═══ SOURCE RECORDS ═══
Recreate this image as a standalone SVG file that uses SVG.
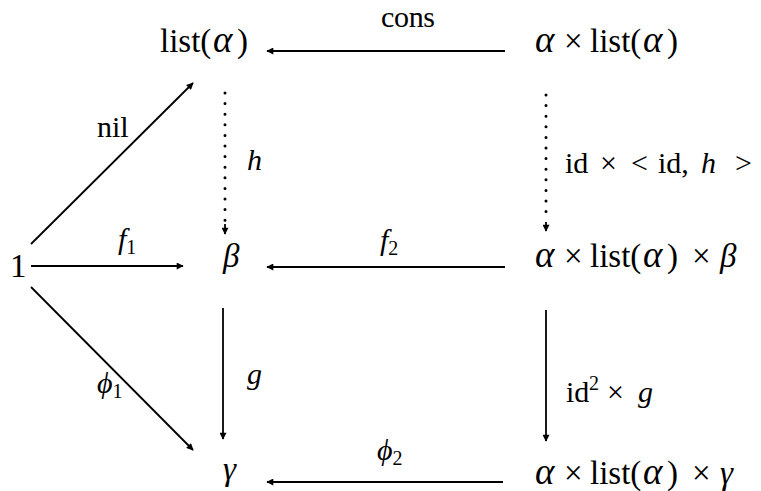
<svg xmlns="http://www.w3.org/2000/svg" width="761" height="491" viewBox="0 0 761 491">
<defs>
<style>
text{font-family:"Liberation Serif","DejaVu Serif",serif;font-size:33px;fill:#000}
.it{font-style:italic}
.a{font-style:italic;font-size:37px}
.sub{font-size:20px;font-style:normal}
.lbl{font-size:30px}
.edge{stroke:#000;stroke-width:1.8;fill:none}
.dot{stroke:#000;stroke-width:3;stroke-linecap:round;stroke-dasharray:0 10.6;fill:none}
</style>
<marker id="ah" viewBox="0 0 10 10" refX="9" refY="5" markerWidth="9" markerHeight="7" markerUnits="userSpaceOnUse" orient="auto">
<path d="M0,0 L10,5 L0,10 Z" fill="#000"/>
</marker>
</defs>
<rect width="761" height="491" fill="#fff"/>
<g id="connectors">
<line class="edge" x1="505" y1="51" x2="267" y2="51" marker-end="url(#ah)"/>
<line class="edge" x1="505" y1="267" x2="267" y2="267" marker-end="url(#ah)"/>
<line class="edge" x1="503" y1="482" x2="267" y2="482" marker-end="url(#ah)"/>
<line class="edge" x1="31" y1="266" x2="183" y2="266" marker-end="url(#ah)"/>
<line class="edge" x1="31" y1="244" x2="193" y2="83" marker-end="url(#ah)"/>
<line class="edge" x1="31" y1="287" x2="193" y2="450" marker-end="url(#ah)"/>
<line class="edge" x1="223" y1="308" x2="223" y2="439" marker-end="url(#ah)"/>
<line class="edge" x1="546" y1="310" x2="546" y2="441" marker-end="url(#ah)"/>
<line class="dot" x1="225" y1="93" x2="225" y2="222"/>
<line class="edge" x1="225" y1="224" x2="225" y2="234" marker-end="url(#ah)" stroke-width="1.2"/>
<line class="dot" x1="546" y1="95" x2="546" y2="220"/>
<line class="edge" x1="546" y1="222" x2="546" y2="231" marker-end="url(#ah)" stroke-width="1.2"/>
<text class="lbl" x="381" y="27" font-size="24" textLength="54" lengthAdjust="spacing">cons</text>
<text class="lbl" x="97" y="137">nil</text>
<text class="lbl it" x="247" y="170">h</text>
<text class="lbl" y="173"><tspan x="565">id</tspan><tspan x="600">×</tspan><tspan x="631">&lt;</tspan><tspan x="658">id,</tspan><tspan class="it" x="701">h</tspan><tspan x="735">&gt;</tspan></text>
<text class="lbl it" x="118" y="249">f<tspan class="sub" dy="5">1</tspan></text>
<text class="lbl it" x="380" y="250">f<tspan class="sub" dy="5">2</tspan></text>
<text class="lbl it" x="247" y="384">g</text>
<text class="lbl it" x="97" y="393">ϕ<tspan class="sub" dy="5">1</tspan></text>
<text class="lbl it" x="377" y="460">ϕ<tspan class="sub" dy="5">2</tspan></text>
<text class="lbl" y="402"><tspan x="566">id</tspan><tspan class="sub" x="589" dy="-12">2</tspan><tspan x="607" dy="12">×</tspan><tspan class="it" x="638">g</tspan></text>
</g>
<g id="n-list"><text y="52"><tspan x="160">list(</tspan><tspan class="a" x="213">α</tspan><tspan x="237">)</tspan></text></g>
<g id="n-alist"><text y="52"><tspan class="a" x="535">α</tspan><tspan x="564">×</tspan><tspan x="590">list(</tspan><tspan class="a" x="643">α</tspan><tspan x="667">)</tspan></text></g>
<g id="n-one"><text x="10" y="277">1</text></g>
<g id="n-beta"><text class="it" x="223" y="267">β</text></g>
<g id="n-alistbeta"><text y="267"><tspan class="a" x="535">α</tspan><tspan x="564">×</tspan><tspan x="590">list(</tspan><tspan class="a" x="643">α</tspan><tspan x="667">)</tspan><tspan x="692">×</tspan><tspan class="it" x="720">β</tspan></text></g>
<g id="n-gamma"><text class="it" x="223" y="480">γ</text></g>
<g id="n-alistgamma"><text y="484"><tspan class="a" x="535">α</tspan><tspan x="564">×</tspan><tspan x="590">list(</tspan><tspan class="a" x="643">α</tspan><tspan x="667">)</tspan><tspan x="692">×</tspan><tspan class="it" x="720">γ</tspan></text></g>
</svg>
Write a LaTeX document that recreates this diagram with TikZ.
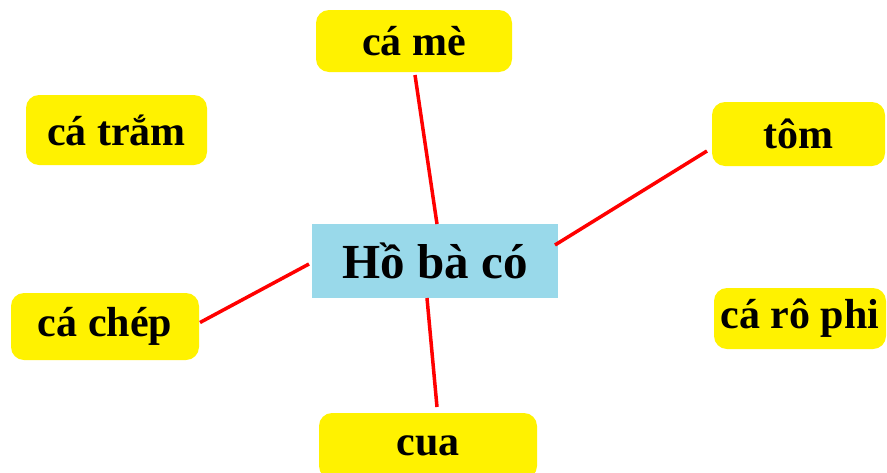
═══
» **EXERCISE TASK**: Write out every entry again word for word, without any of the pictures.

» **OUTPUT**:
Recreate this image as a standalone SVG file that uses SVG.
<svg xmlns="http://www.w3.org/2000/svg" width="761" height="491" viewBox="0 0 761 491">
<defs>
<style>
text{font-family:"Liberation Serif","DejaVu Serif",serif;font-size:33px;fill:#000}
.it{font-style:italic}
.a{font-style:italic;font-size:37px}
.sub{font-size:20px;font-style:normal}
.lbl{font-size:30px}
.edge{stroke:#000;stroke-width:1.8;fill:none}
.dot{stroke:#000;stroke-width:3;stroke-linecap:round;stroke-dasharray:0 10.6;fill:none}
</style>
<marker id="ah" viewBox="0 0 10 10" refX="9" refY="5" markerWidth="9" markerHeight="7" markerUnits="userSpaceOnUse" orient="auto">
<path d="M0,0 L10,5 L0,10 Z" fill="#000"/>
</marker>
</defs>
<rect width="761" height="491" fill="#fff"/>
<g id="connectors">
<line class="edge" x1="505" y1="51" x2="267" y2="51" marker-end="url(#ah)"/>
<line class="edge" x1="505" y1="267" x2="267" y2="267" marker-end="url(#ah)"/>
<line class="edge" x1="503" y1="482" x2="267" y2="482" marker-end="url(#ah)"/>
<line class="edge" x1="31" y1="266" x2="183" y2="266" marker-end="url(#ah)"/>
<line class="edge" x1="31" y1="244" x2="193" y2="83" marker-end="url(#ah)"/>
<line class="edge" x1="31" y1="287" x2="193" y2="450" marker-end="url(#ah)"/>
<line class="edge" x1="223" y1="308" x2="223" y2="439" marker-end="url(#ah)"/>
<line class="edge" x1="546" y1="310" x2="546" y2="441" marker-end="url(#ah)"/>
<line class="dot" x1="225" y1="93" x2="225" y2="222"/>
<line class="edge" x1="225" y1="224" x2="225" y2="234" marker-end="url(#ah)" stroke-width="1.2"/>
<line class="dot" x1="546" y1="95" x2="546" y2="220"/>
<line class="edge" x1="546" y1="222" x2="546" y2="231" marker-end="url(#ah)" stroke-width="1.2"/>
<text class="lbl" x="381" y="27" font-size="24" textLength="54" lengthAdjust="spacing">cons</text>
<text class="lbl" x="97" y="137">nil</text>
<text class="lbl it" x="247" y="170">h</text>
<text class="lbl" y="173"><tspan x="565">id</tspan><tspan x="600">×</tspan><tspan x="631">&lt;</tspan><tspan x="658">id,</tspan><tspan class="it" x="701">h</tspan><tspan x="735">&gt;</tspan></text>
<text class="lbl it" x="118" y="249">f<tspan class="sub" dy="5">1</tspan></text>
<text class="lbl it" x="380" y="250">f<tspan class="sub" dy="5">2</tspan></text>
<text class="lbl it" x="247" y="384">g</text>
<text class="lbl it" x="97" y="393">ϕ<tspan class="sub" dy="5">1</tspan></text>
<text class="lbl it" x="377" y="460">ϕ<tspan class="sub" dy="5">2</tspan></text>
<text class="lbl" y="402"><tspan x="566">id</tspan><tspan class="sub" x="589" dy="-12">2</tspan><tspan x="607" dy="12">×</tspan><tspan class="it" x="638">g</tspan></text>
</g>
<g id="n-list"><text y="52"><tspan x="160">list(</tspan><tspan class="a" x="213">α</tspan><tspan x="237">)</tspan></text></g>
<g id="n-alist"><text y="52"><tspan class="a" x="535">α</tspan><tspan x="564">×</tspan><tspan x="590">list(</tspan><tspan class="a" x="643">α</tspan><tspan x="667">)</tspan></text></g>
<g id="n-one"><text x="10" y="277">1</text></g>
<g id="n-beta"><text class="it" x="223" y="267">β</text></g>
<g id="n-alistbeta"><text y="267"><tspan class="a" x="535">α</tspan><tspan x="564">×</tspan><tspan x="590">list(</tspan><tspan class="a" x="643">α</tspan><tspan x="667">)</tspan><tspan x="692">×</tspan><tspan class="it" x="720">β</tspan></text></g>
<g id="n-gamma"><text class="it" x="223" y="480">γ</text></g>
<g id="n-alistgamma"><text y="484"><tspan class="a" x="535">α</tspan><tspan x="564">×</tspan><tspan x="590">list(</tspan><tspan class="a" x="643">α</tspan><tspan x="667">)</tspan><tspan x="692">×</tspan><tspan class="it" x="720">γ</tspan></text></g>
</svg>
Write a LaTeX document that recreates this diagram with TikZ.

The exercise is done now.